If a debt sits in the queue long enough, it gets kicked out of the queue and goes into a "non-queue" queue, said Trinca.
"Both TIGTA and the GAO point out that $3 billion was lost by this from 2002 through 2007," he said. "After 10 years, accounts receivable just go away. That's the secret that no one likes to talk about - you can hide out for 10 years and not have to pay these debts. And that's what TIGTA said - if you don't have the resources, then put them into private debt collection."
And the truth is that the IRS doesn't have the resources to work the cases, according to Trinca.
"Former IRS Commissioner [Charles] Rossotti realized he would never get enough funding to work these cases. Just keeping up with attrition was daunting enough, and even if proper funding was received from Congress, it's hard to keep the people you hire," said Trinca. "That's why he pushed for the ability to use private debt collectors."
"Even with 1,000 more employees, they would just keep up with the point they were at 10 years ago. And by hiring another 2,000 ACS people, they still wouldn't work all those cases," he said.
Roger Harris, former Internal Revenue Service Advisory Council chairman and chief executive officer of Padgett Business Services, agreed. "When I was on IRSAC and they were contemplating doing this, everyone's first reaction was, why doesn't the IRS just do this themselves?" he said. "When you have an agency and one if its primary arms is collection, it's hard to understand. But this is money that would never be collected. If the IRS hired additional revenue agents, they would be working other cases that were higher-priority. Given the restraints of the budget, these were cases that would never be worked."
GET REAL (ESTATE)
Meanwhile, the GAO just estimated that another part of the tax gap is generated by the misreporting of rental real estate income.
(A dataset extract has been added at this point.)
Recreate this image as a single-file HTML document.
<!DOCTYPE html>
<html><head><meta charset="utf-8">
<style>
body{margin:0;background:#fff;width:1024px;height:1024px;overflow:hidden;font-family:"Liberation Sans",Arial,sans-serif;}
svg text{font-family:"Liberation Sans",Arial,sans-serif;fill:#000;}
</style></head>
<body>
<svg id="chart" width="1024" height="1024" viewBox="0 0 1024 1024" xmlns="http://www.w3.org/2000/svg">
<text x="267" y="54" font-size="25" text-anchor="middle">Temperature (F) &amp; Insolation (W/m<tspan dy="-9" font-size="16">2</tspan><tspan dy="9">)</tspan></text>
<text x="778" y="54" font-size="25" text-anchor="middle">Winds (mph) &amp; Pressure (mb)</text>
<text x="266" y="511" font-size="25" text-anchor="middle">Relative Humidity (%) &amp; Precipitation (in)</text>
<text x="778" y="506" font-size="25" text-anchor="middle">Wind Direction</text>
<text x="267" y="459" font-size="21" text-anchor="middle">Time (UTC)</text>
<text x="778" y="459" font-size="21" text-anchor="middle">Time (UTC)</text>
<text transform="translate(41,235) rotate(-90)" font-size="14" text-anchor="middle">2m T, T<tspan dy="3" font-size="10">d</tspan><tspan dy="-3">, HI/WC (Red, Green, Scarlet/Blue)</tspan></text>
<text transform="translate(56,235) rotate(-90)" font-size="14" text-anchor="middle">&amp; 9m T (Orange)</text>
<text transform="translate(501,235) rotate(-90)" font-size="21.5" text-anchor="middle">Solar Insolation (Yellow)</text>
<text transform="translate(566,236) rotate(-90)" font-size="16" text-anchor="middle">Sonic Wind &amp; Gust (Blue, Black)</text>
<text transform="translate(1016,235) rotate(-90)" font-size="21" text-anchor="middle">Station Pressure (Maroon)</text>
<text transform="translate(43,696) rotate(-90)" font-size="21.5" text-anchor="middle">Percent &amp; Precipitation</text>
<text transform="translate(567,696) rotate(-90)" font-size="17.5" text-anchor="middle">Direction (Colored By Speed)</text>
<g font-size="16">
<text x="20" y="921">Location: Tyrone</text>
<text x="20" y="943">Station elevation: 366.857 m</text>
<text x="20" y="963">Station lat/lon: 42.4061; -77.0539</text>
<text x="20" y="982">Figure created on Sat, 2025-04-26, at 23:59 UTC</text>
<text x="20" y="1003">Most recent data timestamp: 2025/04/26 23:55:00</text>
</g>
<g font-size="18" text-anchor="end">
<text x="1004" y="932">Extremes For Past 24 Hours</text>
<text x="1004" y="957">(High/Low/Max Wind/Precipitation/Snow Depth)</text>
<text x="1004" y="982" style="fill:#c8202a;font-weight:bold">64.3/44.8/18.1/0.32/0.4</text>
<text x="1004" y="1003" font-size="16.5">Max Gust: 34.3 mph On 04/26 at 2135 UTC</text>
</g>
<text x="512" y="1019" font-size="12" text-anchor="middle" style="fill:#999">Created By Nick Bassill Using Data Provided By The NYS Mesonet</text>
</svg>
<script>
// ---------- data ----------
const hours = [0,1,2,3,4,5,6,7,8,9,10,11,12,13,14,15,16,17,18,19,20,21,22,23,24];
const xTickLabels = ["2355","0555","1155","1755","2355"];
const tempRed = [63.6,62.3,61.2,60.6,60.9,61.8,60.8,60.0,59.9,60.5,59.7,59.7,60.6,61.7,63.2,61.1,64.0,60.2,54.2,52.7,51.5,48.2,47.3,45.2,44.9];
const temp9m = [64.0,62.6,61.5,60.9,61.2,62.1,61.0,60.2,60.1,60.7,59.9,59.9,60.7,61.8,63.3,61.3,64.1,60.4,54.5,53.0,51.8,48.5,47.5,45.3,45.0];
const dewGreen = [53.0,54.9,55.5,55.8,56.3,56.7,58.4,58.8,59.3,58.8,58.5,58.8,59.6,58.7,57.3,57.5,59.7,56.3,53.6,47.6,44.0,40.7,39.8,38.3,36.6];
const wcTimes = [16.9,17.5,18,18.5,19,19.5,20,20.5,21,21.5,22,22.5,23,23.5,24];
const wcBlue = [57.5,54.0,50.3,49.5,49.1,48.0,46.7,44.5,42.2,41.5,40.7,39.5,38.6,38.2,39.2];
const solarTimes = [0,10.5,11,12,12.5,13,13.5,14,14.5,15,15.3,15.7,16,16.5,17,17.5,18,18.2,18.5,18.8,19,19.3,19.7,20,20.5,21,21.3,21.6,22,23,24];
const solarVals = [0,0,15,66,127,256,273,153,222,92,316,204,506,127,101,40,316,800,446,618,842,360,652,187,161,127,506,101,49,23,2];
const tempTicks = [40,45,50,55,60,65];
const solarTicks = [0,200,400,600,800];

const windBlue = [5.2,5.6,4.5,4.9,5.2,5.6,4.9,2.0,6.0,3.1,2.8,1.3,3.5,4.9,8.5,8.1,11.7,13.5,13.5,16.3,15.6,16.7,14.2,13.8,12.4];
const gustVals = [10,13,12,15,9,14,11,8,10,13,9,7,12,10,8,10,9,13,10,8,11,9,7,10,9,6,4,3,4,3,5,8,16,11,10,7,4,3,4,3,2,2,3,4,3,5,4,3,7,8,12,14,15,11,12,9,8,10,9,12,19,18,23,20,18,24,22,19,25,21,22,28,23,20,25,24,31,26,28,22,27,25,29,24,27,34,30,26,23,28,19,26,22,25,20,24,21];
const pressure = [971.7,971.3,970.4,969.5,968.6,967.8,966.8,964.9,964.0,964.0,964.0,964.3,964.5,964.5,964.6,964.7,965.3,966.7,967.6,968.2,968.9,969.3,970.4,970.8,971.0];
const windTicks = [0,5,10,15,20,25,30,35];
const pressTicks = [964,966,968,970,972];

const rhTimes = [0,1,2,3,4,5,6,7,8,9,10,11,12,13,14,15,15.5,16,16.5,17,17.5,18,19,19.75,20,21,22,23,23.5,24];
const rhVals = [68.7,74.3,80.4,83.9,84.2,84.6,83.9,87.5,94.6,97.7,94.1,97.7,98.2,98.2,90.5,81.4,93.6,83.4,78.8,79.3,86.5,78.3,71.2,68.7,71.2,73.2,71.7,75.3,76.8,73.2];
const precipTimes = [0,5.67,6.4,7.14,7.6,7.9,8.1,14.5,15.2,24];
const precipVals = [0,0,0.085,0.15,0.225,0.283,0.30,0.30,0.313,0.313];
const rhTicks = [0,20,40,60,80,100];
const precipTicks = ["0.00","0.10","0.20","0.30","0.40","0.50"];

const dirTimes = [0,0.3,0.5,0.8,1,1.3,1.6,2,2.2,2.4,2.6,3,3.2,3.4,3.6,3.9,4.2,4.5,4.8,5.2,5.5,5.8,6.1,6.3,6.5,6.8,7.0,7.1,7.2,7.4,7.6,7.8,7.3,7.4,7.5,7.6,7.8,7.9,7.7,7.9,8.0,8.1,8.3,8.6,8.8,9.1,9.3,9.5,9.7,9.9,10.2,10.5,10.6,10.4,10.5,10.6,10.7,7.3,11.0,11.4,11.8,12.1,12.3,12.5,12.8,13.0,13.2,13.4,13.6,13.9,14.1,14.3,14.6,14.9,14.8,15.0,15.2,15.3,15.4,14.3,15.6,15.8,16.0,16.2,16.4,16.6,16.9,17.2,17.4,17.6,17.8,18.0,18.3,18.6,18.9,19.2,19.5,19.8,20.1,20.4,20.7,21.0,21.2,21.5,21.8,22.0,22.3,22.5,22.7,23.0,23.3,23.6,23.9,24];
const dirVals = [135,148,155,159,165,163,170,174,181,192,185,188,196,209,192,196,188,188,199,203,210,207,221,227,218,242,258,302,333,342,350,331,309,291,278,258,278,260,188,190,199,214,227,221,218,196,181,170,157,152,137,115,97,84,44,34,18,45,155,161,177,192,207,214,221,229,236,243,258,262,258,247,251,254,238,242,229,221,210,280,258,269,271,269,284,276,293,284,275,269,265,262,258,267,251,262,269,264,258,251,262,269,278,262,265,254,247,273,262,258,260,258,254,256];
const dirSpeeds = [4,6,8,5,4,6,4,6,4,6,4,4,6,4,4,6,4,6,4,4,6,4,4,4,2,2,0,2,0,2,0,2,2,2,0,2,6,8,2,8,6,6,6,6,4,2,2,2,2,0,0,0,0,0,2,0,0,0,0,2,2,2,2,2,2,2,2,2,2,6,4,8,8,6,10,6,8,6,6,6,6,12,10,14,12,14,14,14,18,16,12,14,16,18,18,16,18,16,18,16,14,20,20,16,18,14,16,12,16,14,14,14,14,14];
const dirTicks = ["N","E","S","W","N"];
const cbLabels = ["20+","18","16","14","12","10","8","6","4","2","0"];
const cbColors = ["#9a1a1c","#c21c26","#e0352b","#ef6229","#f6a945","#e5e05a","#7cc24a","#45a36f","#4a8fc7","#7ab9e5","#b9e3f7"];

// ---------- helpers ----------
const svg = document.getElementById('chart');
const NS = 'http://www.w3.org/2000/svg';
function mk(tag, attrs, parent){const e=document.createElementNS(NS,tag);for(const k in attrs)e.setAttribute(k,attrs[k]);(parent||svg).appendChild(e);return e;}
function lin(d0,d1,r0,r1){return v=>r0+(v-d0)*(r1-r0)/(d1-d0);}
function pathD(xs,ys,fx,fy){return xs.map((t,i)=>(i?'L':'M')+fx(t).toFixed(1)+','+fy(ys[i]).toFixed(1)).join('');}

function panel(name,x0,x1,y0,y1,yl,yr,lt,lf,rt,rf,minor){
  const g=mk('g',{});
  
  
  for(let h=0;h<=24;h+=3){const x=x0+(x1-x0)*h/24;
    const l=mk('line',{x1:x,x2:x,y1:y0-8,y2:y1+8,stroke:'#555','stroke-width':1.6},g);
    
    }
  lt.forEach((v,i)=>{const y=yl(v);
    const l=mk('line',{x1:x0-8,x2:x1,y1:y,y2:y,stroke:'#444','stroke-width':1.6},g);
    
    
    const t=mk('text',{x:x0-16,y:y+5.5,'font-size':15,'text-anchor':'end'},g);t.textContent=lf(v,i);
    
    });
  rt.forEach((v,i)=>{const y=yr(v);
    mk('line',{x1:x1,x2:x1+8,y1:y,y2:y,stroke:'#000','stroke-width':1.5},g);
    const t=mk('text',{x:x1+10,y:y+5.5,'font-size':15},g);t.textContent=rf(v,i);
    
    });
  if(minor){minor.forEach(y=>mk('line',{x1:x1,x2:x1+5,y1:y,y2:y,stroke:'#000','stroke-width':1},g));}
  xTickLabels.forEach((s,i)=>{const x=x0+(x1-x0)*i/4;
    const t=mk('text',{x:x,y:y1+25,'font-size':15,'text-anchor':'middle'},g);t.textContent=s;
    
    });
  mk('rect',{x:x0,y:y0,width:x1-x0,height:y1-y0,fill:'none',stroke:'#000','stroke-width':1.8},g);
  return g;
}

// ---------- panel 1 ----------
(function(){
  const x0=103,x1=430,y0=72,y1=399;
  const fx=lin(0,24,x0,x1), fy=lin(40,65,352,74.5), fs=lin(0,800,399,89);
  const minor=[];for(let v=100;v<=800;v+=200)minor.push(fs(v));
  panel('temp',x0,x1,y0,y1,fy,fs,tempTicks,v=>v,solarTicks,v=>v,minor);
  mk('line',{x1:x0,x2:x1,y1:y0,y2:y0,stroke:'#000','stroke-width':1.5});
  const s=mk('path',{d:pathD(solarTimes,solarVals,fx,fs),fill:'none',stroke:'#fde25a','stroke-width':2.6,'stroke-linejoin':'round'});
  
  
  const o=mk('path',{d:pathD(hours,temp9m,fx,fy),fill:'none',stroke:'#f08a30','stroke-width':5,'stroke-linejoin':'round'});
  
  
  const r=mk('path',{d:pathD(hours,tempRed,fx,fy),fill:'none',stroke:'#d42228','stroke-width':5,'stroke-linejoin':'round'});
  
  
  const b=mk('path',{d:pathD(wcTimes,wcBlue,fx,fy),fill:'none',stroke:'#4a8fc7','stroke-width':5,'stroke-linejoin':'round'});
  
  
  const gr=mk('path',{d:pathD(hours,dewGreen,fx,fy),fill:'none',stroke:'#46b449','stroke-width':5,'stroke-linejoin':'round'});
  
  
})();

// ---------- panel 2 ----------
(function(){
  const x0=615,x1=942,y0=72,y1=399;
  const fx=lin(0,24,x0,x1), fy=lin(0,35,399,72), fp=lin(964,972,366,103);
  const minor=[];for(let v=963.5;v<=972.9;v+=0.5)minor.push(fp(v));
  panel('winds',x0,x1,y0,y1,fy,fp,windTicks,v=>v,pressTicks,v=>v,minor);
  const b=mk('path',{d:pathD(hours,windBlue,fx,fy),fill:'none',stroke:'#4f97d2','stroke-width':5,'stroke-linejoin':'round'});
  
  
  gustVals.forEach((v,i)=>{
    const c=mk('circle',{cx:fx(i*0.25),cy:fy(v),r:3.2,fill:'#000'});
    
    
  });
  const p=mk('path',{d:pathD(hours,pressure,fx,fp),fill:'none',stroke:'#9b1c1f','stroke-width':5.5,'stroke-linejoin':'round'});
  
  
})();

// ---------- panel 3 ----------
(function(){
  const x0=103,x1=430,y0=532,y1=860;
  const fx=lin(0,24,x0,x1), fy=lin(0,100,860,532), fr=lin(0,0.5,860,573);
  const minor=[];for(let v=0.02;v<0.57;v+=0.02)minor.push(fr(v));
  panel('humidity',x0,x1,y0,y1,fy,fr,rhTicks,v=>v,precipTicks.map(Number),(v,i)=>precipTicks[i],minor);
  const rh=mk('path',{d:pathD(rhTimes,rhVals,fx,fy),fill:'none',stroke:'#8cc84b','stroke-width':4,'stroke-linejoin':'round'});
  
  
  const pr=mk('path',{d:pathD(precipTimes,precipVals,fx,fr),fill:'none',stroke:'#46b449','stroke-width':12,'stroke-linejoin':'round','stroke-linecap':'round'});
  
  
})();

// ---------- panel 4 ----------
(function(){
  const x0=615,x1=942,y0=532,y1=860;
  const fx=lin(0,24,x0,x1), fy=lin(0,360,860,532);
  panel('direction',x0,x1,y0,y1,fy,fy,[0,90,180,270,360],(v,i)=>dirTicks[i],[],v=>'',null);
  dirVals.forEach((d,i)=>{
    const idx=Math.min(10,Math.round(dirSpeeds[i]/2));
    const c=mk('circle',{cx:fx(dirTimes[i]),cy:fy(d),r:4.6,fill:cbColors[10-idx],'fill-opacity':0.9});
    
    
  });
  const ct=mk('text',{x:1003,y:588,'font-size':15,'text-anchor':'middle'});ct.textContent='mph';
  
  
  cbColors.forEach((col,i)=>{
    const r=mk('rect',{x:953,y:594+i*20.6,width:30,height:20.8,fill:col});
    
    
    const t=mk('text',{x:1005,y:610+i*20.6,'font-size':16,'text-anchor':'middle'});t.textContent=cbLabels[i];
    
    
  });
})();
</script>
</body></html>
In fact, according to the GAO, 53 percent of individual taxpayers with rental real estate misreported their rental real estate activities for 2001, depriving the Treasury of an estimated $12 billion of misreported income. Misreporting of expenses was the most common type of rental real estate reporting.
The study found that limited third-party information reporting and complexity were among the reasons for noncompliance.
Harris agreed. "You can always improve compliance with increased third-party reporting. The question is when have you crossed the line and made it too burdensome for the benefit."
The rental real estate area is a prime example of the Tax Code's complexity for individuals, according to Harris.
"For people self-preparing their returns, there are rules regarding rental real estate they have no chance of understanding," he said. "Passive-activity rules, vacation home, multi-use, buying a home and having a relative live in it part of the time, basis for depreciation - it's just not a simple area of tax law."
"Of course, no one complains about complexity when it lowers your tax bill," he observed. "At that point, your complexity is my tax break.